Time, it seems, is the resource that exploring the outer solar system most requires. Every Clipper team member knows this mission could be their fleeting, once-in-a-lifetime chance to get a close look at Europa. Because when it comes to the outer solar system, as a scientist, “it really is an acceptance that you are a piece of something greater than yourself,” Niebur says. “You have to be willing to contribute and commit to something that is bigger than you, something that is going to go on longer than you.” And so, the Clipper team decided to commemorate this first voyage from one ocean world to another.
Sealing the spacecraft’s vault—its nerve center—is a plate forged from tantalum metal. On the front of it, facing the stars, is a visual representation of “water” spoken in 103 languages. On the inside, facing the spacecraft’s beating heart, are more personal reflections. One is a poem by Ada Limón that describes the watery ties binding humanity, Europa and Earth.
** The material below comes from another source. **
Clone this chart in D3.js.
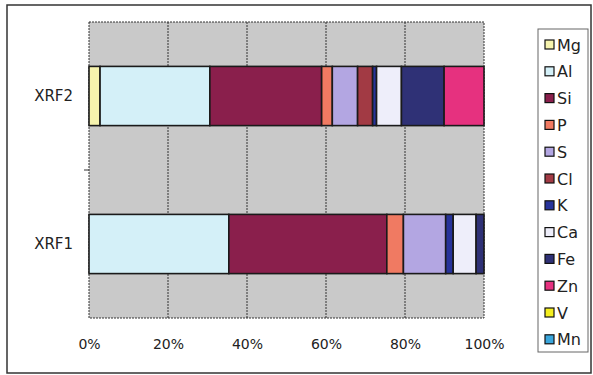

Another, a portrait of Ron Greeley, a planetary scientist whose leadership helped to make Clipper what it is.
And at the very top of the plate is the Drake equation, rendered in Dad’s handwriting.
Unlike other messages we’ve sent into the stars, Clipper’s tidings will go only as far as the Jupiter system. When the spacecraft bearing our dreams and inscriptions ends its mission on Ganymede, where any hitchhiking Earthly microbes are unlikely to contaminate the moon’s lifeless surface, the vault plate and its records of humanity will end with it—in a kind of bittersweet finale that will keep Europa, with its promise of extraterrestrial life, safe for future generations to explore.